What is a mentor?
I’m often asked what is a mentor, why do I need one and how is it different from a coach?
Mentoring and Coaching are 2 separate disciplines but of course the share some commonalities and a degree of overlap. There are grey areas between the disciplines and the subject often provides for some heated debate.
To cut through the terminology I developed a list of 9 roles a mentor can perform for you and your agency leadership team. Some of them overlap with coaching, but they are all powerful mentoring tools. More importantly, they are incredibly valuable to somebody that is willing to embrace them.
1. A Role Model
What is a mentor if they’re not somebody you can look up to and aspire to be like? It’s immensely valuable to have someone who’s been there and done it on your side. Someone who’s got a business or a business model that you can emulate. Or whose own style and approach you can be inspired by. Maybe they’re somebody who is further ahead of you and whose experiences you can learn from (their successes and their mistakes).
2. A Performance Coach
What is a mentor if they’re not somebody who improves your personal performance? I see this as a crucial aspect of mentoring. A mentor can be somebody who can cast a critical eye over how you are performing. Somebody that can observe your attitude and approach. and tell you when and where you might improve. It should not be confused with delivering performance coaching to underperforming employees. It’s about rating the bar, not about reaching it.
3. A Challenger
What is a mentor if they’re not somebody who can challenge you? You sometimes don’t get challenged enough as a boss. People expect you to be the guru, the expert and the person with all the answers. But what you occasionally need is to be challenged. It keeps you sharp and encourages you to review your own assumptions more and think things through. You need someone who’s pushing back and not accepting what you say as gospel all the time.
4. A Thinking Partner
What is a mentor is they’re not somebody that can spend time with you and help you think about new ideas and strategy? Someone who can do some of the heavy lifting and some of the consideration for you. Someone who may be able to short circuit or increase the effectiveness or the efficiency of your thinking so that you can get further faster.
5. A Sounding Board
What is a mentor if they’re not somebody that can act as a pair of ears to listen as well as somebody to give advice. Mentors can be great for bouncing ideas off and checking your thinking, particularly when you’re making big strategic decisions.
6. A Guide
What is a mentor if they’re not a guide? Somebody that can show you a map. Somebody that can tell you that this is the route that most people go on so (and warn you about some of the pitfalls they experienced). A mentor can warn you of things that might occur in the future and show you how to avoid or embrace them.

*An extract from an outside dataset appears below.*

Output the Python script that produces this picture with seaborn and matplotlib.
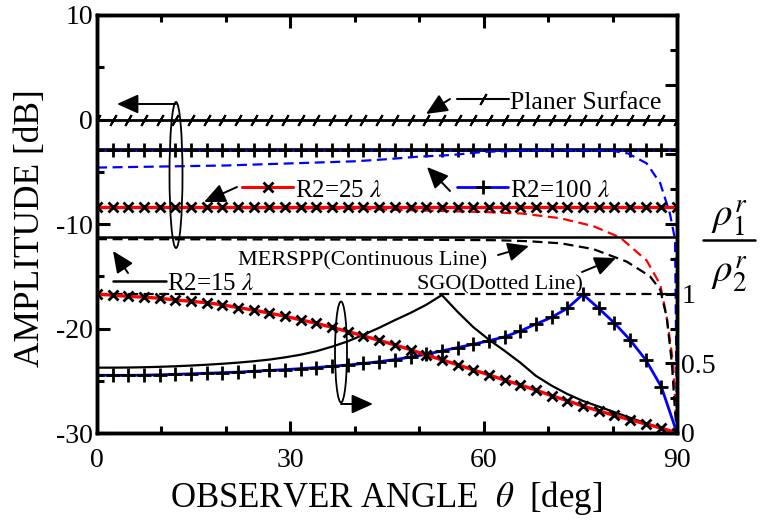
import numpy as np
import pandas as pd
import matplotlib
matplotlib.use('Agg')
import matplotlib.pyplot as plt
import seaborn as sns
from matplotlib.patches import Ellipse
from matplotlib.lines import Line2D
from matplotlib.ticker import MultipleLocator, FixedLocator, FuncFormatter

# ---------------- data ----------------
theta = [0.0, 2.43, 4.86, 7.30, 9.73, 12.16, 14.59, 17.03, 19.46, 21.89,
         24.32, 26.76, 29.19, 31.62, 34.05, 36.49, 38.92, 41.35, 43.78, 46.22,
         48.65, 51.08, 53.51, 55.95, 58.38, 60.81, 63.24, 65.68, 68.11, 70.54,
         72.97, 75.41, 77.84, 80.27, 82.70, 85.14, 87.57, 90.0]

# constant amplitude levels (dB), MERSPP continuous lines
planar_level = 0.0
r100_level = -2.95
r100_edge_level = -2.85
r25_level = -8.35
r15_level = -11.2

# SGO amplitudes (dB), dotted lines
theta_r100_sgo = [0, 10, 20, 30, 40, 45, 50, 55, 60, 65, 70, 75, 80, 82.4, 85.3, 87.4, 88.9, 89.7, 90]
amp_r100_sgo = [-4.6, -4.5, -4.4, -4.2, -4.0, -3.8, -3.55, -3.4, -3.1, -3.0, -2.95, -2.95, -3.0,
                -3.25, -4.2, -6.1, -9.0, -11.5, -30.0]
theta_r25_sgo = [0, 20, 40, 50, 60, 66, 71.9, 77, 81.2, 85.3, 87.4, 88.4, 89.4, 89.8, 90]
amp_r25_sgo = [-8.45, -8.45, -8.55, -8.7, -8.85, -9.0, -9.45, -10.2, -11.3, -13.5, -15.8, -18.9,
               -23.3, -28.0, -30.0]
theta_r15_sgo = [0, 50, 62, 67, 72, 77, 82.2, 85.8, 87.4, 88.4, 89.2, 89.7, 90]
amp_r15_sgo = [-11.45, -11.5, -11.55, -11.65, -11.85, -12.4, -13.6, -15.0, -16.3, -18.9, -23.3,
               -28.0, -30.0]

# curvature ratio rho1/rho2 (right axis)
ratio_sgo_level = 1.0
ratio_r25 = [0.995, 0.99, 0.98, 0.975, 0.967, 0.955, 0.945, 0.935, 0.92, 0.90,
             0.882, 0.86, 0.838, 0.812, 0.787, 0.758, 0.728, 0.697, 0.665, 0.632,
             0.598, 0.56, 0.525, 0.49, 0.453, 0.417, 0.38, 0.345, 0.308, 0.268,
             0.232, 0.193, 0.16, 0.126, 0.095, 0.065, 0.035, 0.0]
ratio_r100 = [0.414, 0.414, 0.414, 0.415, 0.418, 0.421, 0.425, 0.429, 0.433, 0.437,
              0.443, 0.449, 0.455, 0.462, 0.470, 0.479, 0.488, 0.499, 0.512, 0.527,
              0.545, 0.565, 0.589, 0.613, 0.637, 0.662, 0.690, 0.732, 0.782, 0.830,
              0.895, 0.995, 0.895, 0.790, 0.669, 0.526, 0.331, 0.0]
ratio_r15 = [0.469, 0.469, 0.470, 0.472, 0.475, 0.479, 0.484, 0.490, 0.497, 0.505,
             0.515, 0.527, 0.543, 0.562, 0.587, 0.620, 0.658, 0.705, 0.755, 0.810,
             0.862, 0.920, 0.990, 0.870, 0.760, 0.670, 0.590, 0.505, 0.410, 0.340,
             0.280, 0.230, 0.190, 0.150, 0.110, 0.070, 0.035, 0.0]

x_ticks_major = [0, 30, 60, 90]
y_ticks_major = [-30, -20, -10, 0, 10]
right_tick_labels = {0.0: '0', 0.5: '0.5', 1.0: '1'}

# ---------------- style ----------------
sns.set_theme(style='ticks')
plt.rcParams['font.family'] = ['Liberation Serif', 'DejaVu Serif']
plt.rcParams['mathtext.fontset'] = 'stix'
plt.rcParams['axes.unicode_minus'] = False
for k in ['text.color', 'axes.labelcolor', 'xtick.color', 'ytick.color', 'axes.edgecolor']:
    plt.rcParams[k] = 'black'

W, H = 764, 525
fig = plt.figure(figsize=(W / 100, H / 100), dpi=100)
ax = fig.add_axes([97 / W, 1 - 433 / H, 580 / W, 418 / H])
ax2 = ax.twinx()

n = len(theta)
dash = (0, (4.5, 2.5))

# ---- left axis: amplitude ----
sns.lineplot(x=theta, y=[planar_level] * n, ax=ax, color='black', lw=2.0,
             marker=(2, 2, -30), ms=9, mew=1.4, mec='black')
sns.lineplot(x=theta, y=[r100_edge_level] * n, ax=ax, color='black', lw=1.2)
sns.lineplot(x=theta, y=[r100_level] * n, ax=ax, color='blue', lw=2.0,
             marker='+', ms=10, mew=2.0, mec='black')
sns.lineplot(x=theta_r100_sgo, y=amp_r100_sgo, ax=ax, color='blue', lw=1.6, linestyle=dash)
sns.lineplot(x=theta_r25_sgo, y=amp_r25_sgo, ax=ax, color='red', lw=1.6, linestyle=dash)
sns.lineplot(x=theta, y=[r25_level] * n, ax=ax, color='red', lw=2.4,
             marker='x', ms=7, mew=2.0, mec='black')
sns.lineplot(x=theta, y=[r15_level] * n, ax=ax, color='black', lw=1.8)
sns.lineplot(x=theta_r15_sgo, y=amp_r15_sgo, ax=ax, color='black', lw=1.6, linestyle=dash)

# ---- right axis: curvature ratio ----
sns.lineplot(x=theta, y=[ratio_sgo_level] * n, ax=ax2, color='black', lw=1.6, linestyle=dash)
sns.lineplot(x=theta, y=ratio_r15, ax=ax2, color='black', lw=1.6)
sns.lineplot(x=theta, y=ratio_r100, ax=ax2, color='blue', lw=2.0,
             marker='+', ms=10, mew=2.0, mec='black')
sns.lineplot(x=theta, y=ratio_r25, ax=ax2, color='red', lw=2.4,
             marker='x', ms=7, mew=2.0, mec='black')

# ---- axes / ticks ----
ax.set_xlim(0, 90)
ax.set_ylim(-30, 10)
ax2.set_ylim(0, 3)
ax.xaxis.set_major_locator(FixedLocator(x_ticks_major))
ax.xaxis.set_minor_locator(MultipleLocator(10))
ax.yaxis.set_major_locator(FixedLocator(y_ticks_major))
ax.yaxis.set_minor_locator(MultipleLocator(5))
ax.yaxis.set_major_formatter(FuncFormatter(lambda v, p: '%d' % v))
ax2.yaxis.set_major_locator(MultipleLocator(0.5))
ax2.yaxis.set_minor_locator(MultipleLocator(0.25))
ax2.yaxis.set_major_formatter(FuncFormatter(lambda v, p: right_tick_labels.get(round(v, 2), '')))

ax.tick_params(axis='x', which='both', direction='in', top=True, bottom=True,
               labelsize=20, pad=11, width=2.2)
ax.tick_params(axis='y', which='both', direction='in', left=True, right=False,
               labelsize=20, pad=3, width=2.2)
ax2.tick_params(axis='y', which='both', direction='in', right=True, left=False,
                labelsize=20, pad=3, width=2.2)
for a in (ax, ax2):
    a.tick_params(which='major', length=9)
    a.tick_params(which='minor', length=5)
    for s in a.spines.values():
        s.set_linewidth(2.5)
        s.set_color('black')

ax.set_xlabel(r'OBSERVER ANGLE  $\theta$  [deg]', fontsize=25)
ax.xaxis.set_label_coords(0.499, -0.11)
ax.set_ylabel('AMPLITUDE [dB]', fontsize=25.5)
ax.yaxis.set_label_coords(-0.086, 0.49)
ax2.set_ylabel('')


# ---------------- annotations (figure pixel positions) ----------------
def P(x, y):
    return (x / W, 1 - y / H)


# right-axis label as a fraction
fig.text(*P(729, 218), r'$\rho_1^r$', ha='center', va='center', fontsize=28)
fig.add_artist(Line2D([703 / W, 755 / W], [1 - 240 / H] * 2, transform=fig.transFigure,
                      color='black', lw=1.8))
fig.text(*P(729, 274), r'$\rho_2^r$', ha='center', va='center', fontsize=28)

# ellipses
fig.add_artist(Ellipse(P(176, 175), 13 / W, 146 / H, transform=fig.transFigure,
                       fill=False, ec='black', lw=1.3))
fig.add_artist(Ellipse(P(341, 352), 12 / W, 101 / H, transform=fig.transFigure,
                       fill=False, ec='black', lw=1.3))

arrows = [((176, 104), (117, 104)), ((341, 404), (373, 404)),
          ((450, 99), (426, 114)), ((237, 187), (204, 202)),
          ((450, 191), (427, 167)), ((498, 255), (529, 246)),
          ((582, 272), (616, 258)), ((128, 273), (113, 251))]
for tail, tip in arrows:
    ax2.annotate('', xy=P(*tip), xycoords='figure fraction', xytext=P(*tail),
                 textcoords='figure fraction',
                 arrowprops=dict(arrowstyle='-|>,head_length=1.0,head_width=0.45',
                                 mutation_scale=13, color='black', lw=1.4,
                                 shrinkA=0, shrinkB=0))

# legend-like samples
def sample(x0, x1, y, color, lw, marker=None, ms=0, mew=0):
    fig.add_artist(Line2D([x0 / W, x1 / W], [1 - y / H] * 2, transform=fig.transFigure,
                          color=color, lw=lw))
    if marker is not None:
        xm = (x0 + x1) / 2
        fig.add_artist(Line2D([xm / W], [1 - y / H], transform=fig.transFigure,
                              color='black', marker=marker, ms=ms, mew=mew, ls='none'))


sample(457, 509, 99, 'black', 1.5, (2, 2, -30), 9, 1.4)
sample(242, 293, 187, 'red', 2.2, 'x', 7, 2.0)
sample(457, 508, 187, 'blue', 2.0, '+', 10, 2.0)
sample(113, 166, 281, 'black', 1.8)

fig.text(*P(510, 109), 'Planer Surface', fontsize=18.5, ha='left', va='baseline')
fig.text(*P(295, 197), r'R2=25 $\lambda$', fontsize=18, ha='left', va='baseline')
fig.text(*P(510, 197), r'R2=100 $\lambda$', fontsize=18, ha='left', va='baseline')
fig.text(*P(167, 290), r'R2=15 $\lambda$', fontsize=18, ha='left', va='baseline')
fig.text(*P(238, 265.5), 'MERSPP(Continuous Line)', fontsize=16, ha='left', va='baseline')
fig.text(*P(417, 289), 'SGO(Dotted Line)', fontsize=16, ha='left', va='baseline')

fig.savefig('out.png', dpi=100)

7. An Accountability Partner
What is mentor if they’re not somebody who can hold you to account and help you meet deadlines in order to move forward. Most of us need a little help and support to deliver our own goals and achieve our aspirations. I find this is particularly true for newer agency owners, but also those that have many years experience but have lost a little momentum.
8. A Professional Friend
What is a mentor if they’re not a friend? But they’re not like your other friends. Someone who also understands the trials and tribulations and the demands of running an agency. Someone who’s there you can pick up the phone and talk to. Who can listen sympathetically but objectively to what issues you are dealing with.
9. A Cheerleader
Finally last but not least, what is a mentor if they’re not somebody that can pat you on the back once in a while? Running an agency is a lonely job and stressful even at the best of times. You probably spend only about 5% of our time focussing on the good stuff and the positives. You spend 95% of your time worrying about what is wrong in your businesses and how to fix it.
So there you have it, the 9 roles of mentoring. Which ones are more important I hear you ask?
The answer is that that depends on your situation, the challenges you are facing and even your personality. No role is more important than another. They are equally effective and can be dialled up and dialled down as the situation and relationship requires.